Da un breve report di Sat2000, trasmesso il 13 di marzo, veniamo conoscenza di Alina rifugiata, da Odessa: “Abbiamo percorso oltre 1000 chilometri, soprattutto di notte, per non essere visti. Lungo la strada c’erano macerie. Poi, ad un certo punto, eravamo sotto i bombardamenti. Il mio unico pensiero era mettere in salvo i miei genitori e mia figlia. Sono sicura che il Signore mi ha guidato sin qui. Voglio ringraziare la Chiesa che ci sta accogliendo.
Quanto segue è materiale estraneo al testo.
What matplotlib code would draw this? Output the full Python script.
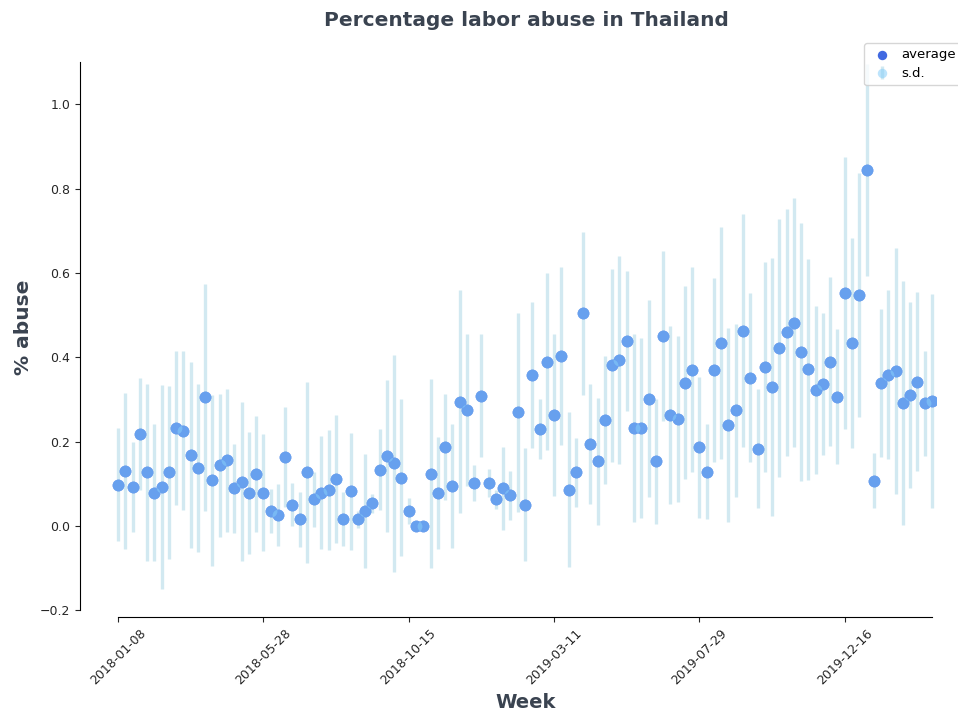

Grazie anche all’Unione Europea, che è accanto al nostro popolo”.

La terza domenica vissuta in guerra è stata per i profughi ucraini, così, all’insegna della pace. Romeni e ucraini, hanno pregato insieme nella stessa Chiesa del Santuario degli Scalzi a Snagov. Cattolici e ortodossi con una sola voce hanno invocato la pace. Suor Giuliana, francescana missionaria, ha letto il Vangelo in russo per i profughi ucraini, e c’è chi ha fatto fa un video da inviare a casa a chi non poteva andare a Messa per colpa dei bombardamenti.

Nell’omelia il priore padre Antonio Prestipino ha detto, commentando le parole del Vangelo: “Maestro, è bello per noi essere qui. Facciamo tre capanne, una per te, una per Mosè e una per Elìa”: «Quando martedì alle 1:00 di notte abbiamo accolto Olivia (una bambina di pochi anni ndr.), con la mamma e la nonna, lei ci ha chiesto subito di mandare una foto al papà, per mostrare anche a lui quanto era bello il posto. Gesù traccia per noi un percorso simile, ci conduce nel buio per farci vedere la luce, come con gli apostoli che vanno verso Gerusalemme, come Abramo, condotto nella notte per vedere le stelle […]. Siamo tutti pellegrini, in movimento […]. Stiamo camminando verso una patria, dove la bellezza ci fa’ andare avanti, ci conduce fino all’esperienza di Dio che si manifesta come luce, come speranza. La nostra carità rappresenta le mani di Dio».

Alla Messa concelebrava Padre Marius Taloș, gesuita assistente spirituale di un gruppo di pellegrini legati ai Gesuiti della Romania, in ritiro al Santuario: Così ha descritto l’esperienza che assieme al suo gruppo stava vivendo con gli ucraini: «Gesù parla con Elia e Mosè riguardo il suo esodo, la stessa cosa che condividono i profughi ucraini con noi. La Bibbia è un libro di Dio scritto da dei profughi. Non l’ho mai sentito così attuale. Lo scritto dell’Esodo descrive la nostra condizione attuale. Venerdì alla stazione dei treni di Bucarest, il cantautore Tom Odell, in transito, vedendo i rifugiati provenienti da nazioni diverse vicino al nostro sportello GRS (Servizio Rifugiati Gesuiti) si è fermato a cantare per la gente, dicendo: “L’Europa mi sembra più piccola qua, più solidale”. Anche io mi auguro un Europa più piccola che non guardi più a confini e differenze sociali».

Vito d’Ettorre, giornalista di TV2000 in visita al centro per documentare l’attività dei carmelitani, dopo un giro delle frontiere con l’Ucraina, ha condiviso con i postulanti della provincia veneta, di cui il Santuario noi le sue impressioni: «La Romania si è ritrovata come la “Lampedusa di Europa”, l’accoglienza è organizzata ovunque fino a case private e conventi. L’esperienza al Carmelo di Snagov è bellissima. Ho intervistato prima una signora in fuga dall’Ucraina: appena arrivata qui, entrata in chiesa, ha urlato a squarciagola: “Signore, dacci la pace!”. Chi è in fuga ha bisogno di trovare la spiritualità più del pane, come accade in questo Santuario»

Dopo la Messa i bambini giocano nel parchetto del Monastero, le famiglie ucraine tornano nelle loro stanze per poi pranzare in una domenica all’insegna dell’accoglienza.